I'll just use the schematics from the accutronics site with the transistors you recommended.

thanks
 
> I think that it should be possible to use this without the feedback-loop.

Sure, but it will suck. The driver is heavy and has a falling frequency response. It also has a rising impedance. The classic way to fix the response is to drive with a high impedance, 5 times the coil nominal ompedance. This is natural with tube drivers. Opamps normally give a low impedance output. The $0.06 trick is to put in a resistor. But now 5/6ths of your opamp output power is wasted. Since the coil needs very little power to get muddy, this may be acceptable.

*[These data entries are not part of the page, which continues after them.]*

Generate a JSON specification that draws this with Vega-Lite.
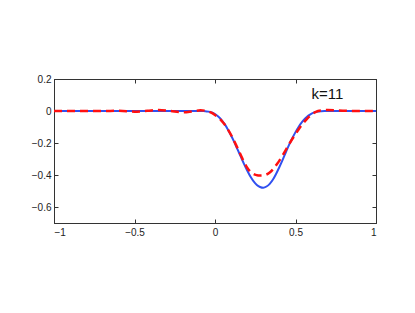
{
  "$schema": "https://vega.github.io/schema/vega-lite/v6.json",
  "width": 322,
  "height": 144,
  "autosize": {"type": "none"},
  "padding": {"left": 54, "top": 79, "right": 39, "bottom": 90},
  "background": "white",
  "config": {
    "view": {"stroke": "#333", "strokeWidth": 1},
    "font": "Liberation Sans",
    "axis": {
      "grid": false,
      "domainColor": "#333",
      "tickColor": "#333",
      "labelColor": "#222",
      "labelFontSize": 10,
      "labelFont": "Liberation Sans",
      "tickSize": -4,
      "format": "~g",
      "title": null
    }
  },
  "datasets": {
    "blue": [
      {"x": -1, "y": 0}, {"x": -0.1, "y": 0}, {"x": -0.08, "y": -0.0005}, {"x": -0.06, "y": -0.001},
      {"x": -0.04, "y": -0.004}, {"x": -0.02, "y": -0.009}, {"x": 0.0, "y": -0.019}, {"x": 0.02, "y": -0.034},
      {"x": 0.04, "y": -0.055}, {"x": 0.06, "y": -0.082}, {"x": 0.08, "y": -0.115}, {"x": 0.1, "y": -0.153},
      {"x": 0.12, "y": -0.195}, {"x": 0.14, "y": -0.24}, {"x": 0.16, "y": -0.285}, {"x": 0.18, "y": -0.33},
      {"x": 0.2, "y": -0.372}, {"x": 0.22, "y": -0.41}, {"x": 0.24, "y": -0.44}, {"x": 0.26, "y": -0.462},
      {"x": 0.28, "y": -0.475}, {"x": 0.3, "y": -0.48}, {"x": 0.32, "y": -0.472}, {"x": 0.34, "y": -0.455},
      {"x": 0.36, "y": -0.428}, {"x": 0.38, "y": -0.392}, {"x": 0.4, "y": -0.35}, {"x": 0.42, "y": -0.305},
      {"x": 0.44, "y": -0.258}, {"x": 0.46, "y": -0.212}, {"x": 0.48, "y": -0.17}, {"x": 0.5, "y": -0.132},
      {"x": 0.52, "y": -0.098}, {"x": 0.54, "y": -0.07}, {"x": 0.56, "y": -0.047}, {"x": 0.58, "y": -0.029},
      {"x": 0.6, "y": -0.016}, {"x": 0.62, "y": -0.008}, {"x": 0.64, "y": -0.003}, {"x": 0.66, "y": -0.001},
      {"x": 0.68, "y": 0}, {"x": 1, "y": 0}
    ],
    "red": [
      {"x": -1, "y": 0}, {"x": -0.7, "y": 0}, {"x": -0.6, "y": 0.001}, {"x": -0.5, "y": -0.004},
      {"x": -0.42, "y": 0.001}, {"x": -0.35, "y": 0.006}, {"x": -0.28, "y": 0.0}, {"x": -0.2, "y": -0.008},
      {"x": -0.14, "y": -0.002}, {"x": -0.09, "y": 0.004}, {"x": -0.05, "y": 0.0}, {"x": -0.02, "y": -0.012},
      {"x": 0.0, "y": -0.025}, {"x": 0.02, "y": -0.04}, {"x": 0.04, "y": -0.06}, {"x": 0.06, "y": -0.085},
      {"x": 0.08, "y": -0.115}, {"x": 0.1, "y": -0.15}, {"x": 0.12, "y": -0.19}, {"x": 0.14, "y": -0.232},
      {"x": 0.16, "y": -0.275}, {"x": 0.18, "y": -0.318}, {"x": 0.2, "y": -0.355}, {"x": 0.22, "y": -0.38},
      {"x": 0.24, "y": -0.395}, {"x": 0.26, "y": -0.401}, {"x": 0.28, "y": -0.403}, {"x": 0.3, "y": -0.402},
      {"x": 0.32, "y": -0.397}, {"x": 0.34, "y": -0.385}, {"x": 0.36, "y": -0.365}, {"x": 0.38, "y": -0.338},
      {"x": 0.4, "y": -0.31}, {"x": 0.42, "y": -0.277}, {"x": 0.44, "y": -0.243}, {"x": 0.46, "y": -0.208},
      {"x": 0.48, "y": -0.175}, {"x": 0.5, "y": -0.144}, {"x": 0.52, "y": -0.114}, {"x": 0.54, "y": -0.086},
      {"x": 0.56, "y": -0.062}, {"x": 0.58, "y": -0.04}, {"x": 0.6, "y": -0.022}, {"x": 0.62, "y": -0.009},
      {"x": 0.64, "y": 0.0}, {"x": 0.66, "y": 0.004}, {"x": 0.7, "y": 0.006}, {"x": 0.76, "y": 0.004},
      {"x": 0.85, "y": 0.0}, {"x": 1, "y": 0}
    ],
    "label": [{"x": 0.6, "y": 0.106, "text": "k=11"}]
  },
  "layer": [
    {
      "data": {"name": "blue"},
      "mark": {"type": "line", "color": "#3050f0", "strokeWidth": 2, "interpolate": "monotone", "clip": true},
      "encoding": {
        "x": {"field": "x", "type": "quantitative", "scale": {"domain": [-1, 1], "nice": false, "zero": false},
              "axis": {"orient": "bottom", "values": [-1, -0.5, 0, 0.5, 1], "labelPadding": 8}},
        "y": {"field": "y", "type": "quantitative", "scale": {"domain": [-0.7, 0.2], "nice": false, "zero": false},
              "axis": {"orient": "left", "values": [-0.6, -0.4, -0.2, 0, 0.2], "labelPadding": 7}}
      }
    },
    {
      "data": {"name": "red"},
      "mark": {"type": "line", "color": "#ff1010", "strokeWidth": 2.5, "strokeDash": [8, 5], "interpolate": "monotone", "clip": true},
      "encoding": {
        "x": {"field": "x", "type": "quantitative",
              "axis": {"orient": "top", "values": [-1, -0.5, 0, 0.5, 1], "labels": false}},
        "y": {"field": "y", "type": "quantitative",
              "axis": {"orient": "right", "values": [-0.6, -0.4, -0.2, 0, 0.2], "labels": false}}
      }
    },
    {
      "data": {"name": "label"},
      "mark": {"type": "text", "align": "left", "baseline": "middle", "fontSize": 15, "font": "Liberation Sans", "color": "#111"},
      "encoding": {
        "x": {"field": "x", "type": "quantitative", "axis": null},
        "y": {"field": "y", "type": "quantitative", "axis": null},
        "text": {"field": "text"}
      }
    }
  ],
  "resolve": {"axis": {"x": "independent", "y": "independent"}}
}
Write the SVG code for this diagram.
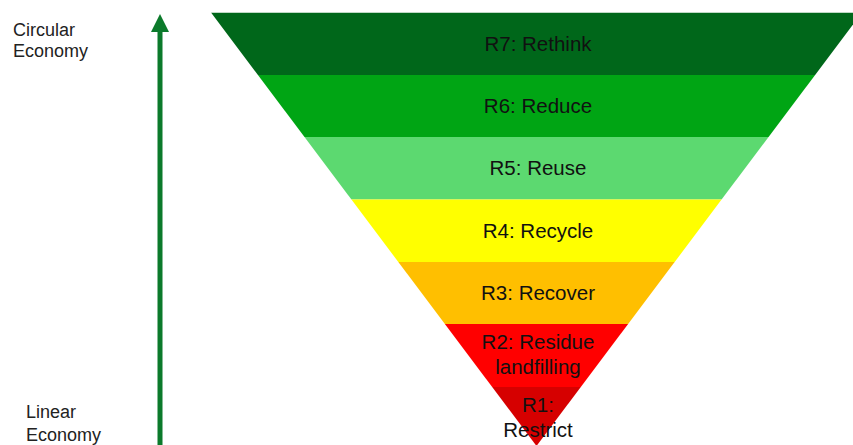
<svg xmlns="http://www.w3.org/2000/svg" width="853" height="445" viewBox="0 0 853 445">
  <style>
    .band-label { font-family: "Liberation Sans", Arial, sans-serif; font-size: 20.5px; fill: #111; text-anchor: middle; }
    .side-label { font-family: "Liberation Sans", Arial, sans-serif; font-size: 18px; fill: #222; }
  </style>
  <defs>
    <clipPath id="tri">
      <polygon points="211,12.5 862,12.5 536.5,446"/>
    </clipPath>
  </defs>
  <rect width="853" height="445" fill="#ffffff"/>
  <g id="pyramid" clip-path="url(#tri)">
    <g id="r7"><rect x="200" y="12.5" width="680" height="62.5" fill="#00671a"/></g>
    <g id="r6"><rect x="200" y="75" width="680" height="62" fill="#00a514"/></g>
    <g id="r5"><rect x="200" y="137" width="680" height="62.5" fill="#5cd970"/></g>
    <g id="r4"><rect x="200" y="199.5" width="680" height="62.5" fill="#ffff00"/></g>
    <g id="r3"><rect x="200" y="262" width="680" height="62" fill="#ffbf00"/></g>
    <g id="r2"><rect x="200" y="324" width="680" height="63" fill="#ff0000"/></g>
    <g id="r1"><rect x="200" y="387" width="680" height="60" fill="#d60000"/></g>
  </g>
  <g id="labels">
    <text class="band-label" x="538" y="51">R7: Rethink</text>
    <text class="band-label" x="538" y="112.5">R6: Reduce</text>
    <text class="band-label" x="538" y="175">R5: Reuse</text>
    <text class="band-label" x="538" y="237.5">R4: Recycle</text>
    <text class="band-label" x="538" y="299.5">R3: Recover</text>
    <text class="band-label" x="538" y="349">R2: Residue</text>
    <text class="band-label" x="538" y="374">landfilling</text>
    <text class="band-label" x="538" y="412">R1:</text>
    <text class="band-label" x="538" y="437">Restrict</text>
  </g>
  <g id="connectors">
    <line x1="160" y1="30" x2="160" y2="445" stroke="#0b7a2b" stroke-width="5"/>
    <polygon points="160,14 169,32 151,32" fill="#0b7a2b"/>
  </g>
  <g id="circular-label">
    <text class="side-label" x="13" y="36">Circular</text>
    <text class="side-label" x="13" y="57">Economy</text>
  </g>
  <g id="linear-label">
    <text class="side-label" x="26" y="418">Linear</text>
    <text class="side-label" x="26" y="441">Economy</text>
  </g>
</svg>
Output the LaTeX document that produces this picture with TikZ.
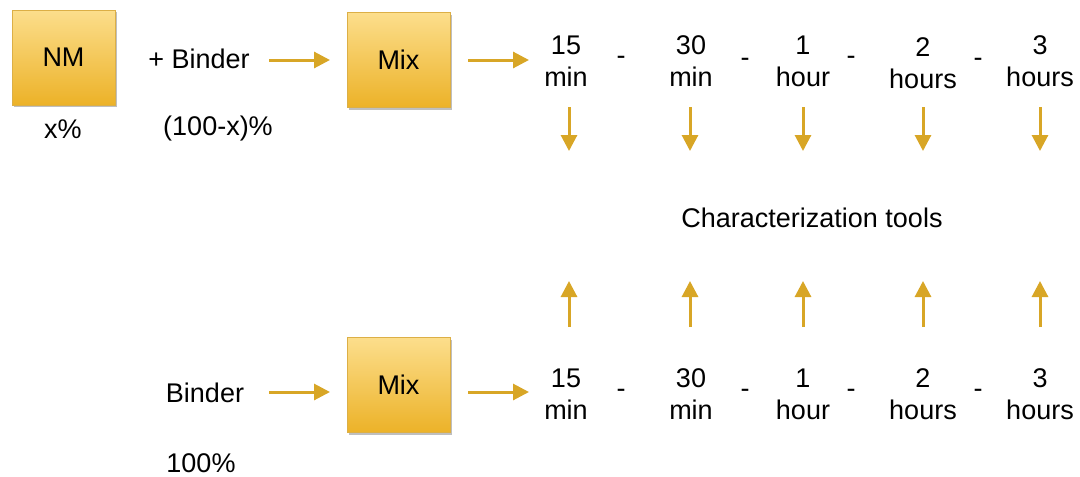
\documentclass[tikz,border=0pt]{standalone}
\usepackage{fontspec}
\setmainfont{Liberation Sans}
\usetikzlibrary{arrows.meta,shadows}
\definecolor{gold}{RGB}{216,166,38}
\definecolor{boxtop}{RGB}{252,222,140}
\definecolor{boxbot}{RGB}{236,178,40}
\definecolor{boxline}{RGB}{220,175,70}
\tikzset{
  mixbox/.style={draw=boxline, line width=0.6pt, top color=boxtop, bottom color=boxbot,
    minimum width=103pt, minimum height=95pt, inner sep=0pt,
    drop shadow={shadow xshift=1.5pt, shadow yshift=-2pt, fill=black, opacity=0.25},
    font=\fontsize{27}{27}\selectfont},
  lbl/.style={inner sep=0pt, font=\fontsize{27}{27}\selectfont},
  tlbl/.style={inner sep=0pt, align=center, font=\fontsize{27}{32}\selectfont},
  flow/.style={draw=gold, line width=3pt, -{Triangle[length=16pt,width=16pt]}},
}
\begin{document}
\begin{tikzpicture}[x=1pt,y=-1pt]
\useasboundingbox (0,0) rectangle (1080,477);
% upper row
\node[mixbox] (nm) at (63.5,57.5) {NM};
\node[lbl] (nmp) at (63,129) {x\%};
\node[lbl] (b1) at (199,59) {+ Binder};
\node[lbl] (b1p) at (218,129) {(100-x)\%};
\node[mixbox] (mix1) at (398.5,60) {Mix};
\coordinate (a1s) at (269,60);
\coordinate (a1e) at (330,60);
\draw[flow] (a1s) -- (a1e);
\coordinate (a2s) at (468,60);
\coordinate (a2e) at (529,60);
\draw[flow] (a2s) -- (a2e);
\node[tlbl] (t1) at (566,61) {15\\min};
\node[tlbl] (t2) at (691,61) {30\\min};
\node[tlbl] (t3) at (803,61) {1\\hour};
\node[tlbl] (t4) at (923,63) {2\\hours};
\node[tlbl] (t5) at (1040,61) {3\\hours};
\node[lbl] (d1) at (621,60) {-};
\node[lbl] (d2) at (745,62) {-};
\node[lbl] (d3) at (851,60) {-};
\node[lbl] (d4) at (978,62) {-};
% characterization
\node[lbl] (ct) at (812,218) {Characterization tools};
% lower row
\node[lbl] (b2) at (205,393) {Binder};
\node[lbl] (b2p) at (201,463) {100\%};
\node[mixbox] (mix2) at (398.5,385) {Mix};
\coordinate (a3s) at (269,392);
\coordinate (a3e) at (330,392);
\draw[flow] (a3s) -- (a3e);
\coordinate (a4s) at (468,392);
\coordinate (a4e) at (529,392);
\draw[flow] (a4s) -- (a4e);
\node[tlbl] (u1) at (566,394) {15\\min};
\node[tlbl] (u2) at (691,394) {30\\min};
\node[tlbl] (u3) at (803,394) {1\\hour};
\node[tlbl] (u4) at (923,394) {2\\hours};
\node[tlbl] (u5) at (1040,394) {3\\hours};
\node[lbl] (e1) at (621,393) {-};
\node[lbl] (e2) at (745,393) {-};
\node[lbl] (e3) at (851,393) {-};
\node[lbl] (e4) at (978,393) {-};
% vertical arrows
\foreach \x/\n in {569/1,690/2,803/3,923/4,1040/5}{
  \coordinate (dn\n s) at (\x,107);
  \coordinate (dn\n e) at (\x,151);
  \draw[flow] (dn\n s) -- (dn\n e);
  \coordinate (up\n s) at (\x,327);
  \coordinate (up\n e) at (\x,281);
  \draw[flow] (up\n s) -- (up\n e);
}
\end{tikzpicture}
\end{document}
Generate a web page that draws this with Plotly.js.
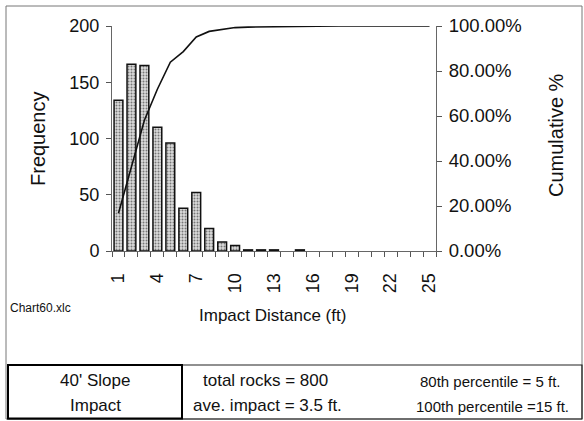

The other trick is a small series resistor, and take feedback from there. The opamp is set to hold the resistor voltage constant, resistor current is constant, coil current is constant at all frequencies.

The beefier opamps "should" drive the 8 ohm coil with >40 ohms dead series resistance and conventional feedback (before the resistor). 100-200 ohms may be needed to keep the opamp from straining too bad.

Dang near any NPN-PNP pair will work. If you went back in time to when those Accutronic schematics were prepared, I bet you would find that those were the cheapest 30V parts around. The PN3904/3906(?) jellybean pair may be easier for US-folks to find today.
 
Thanks for all the usefull information.

This way i've got a couple of sollutions i can try out. I'll report back which one I like best.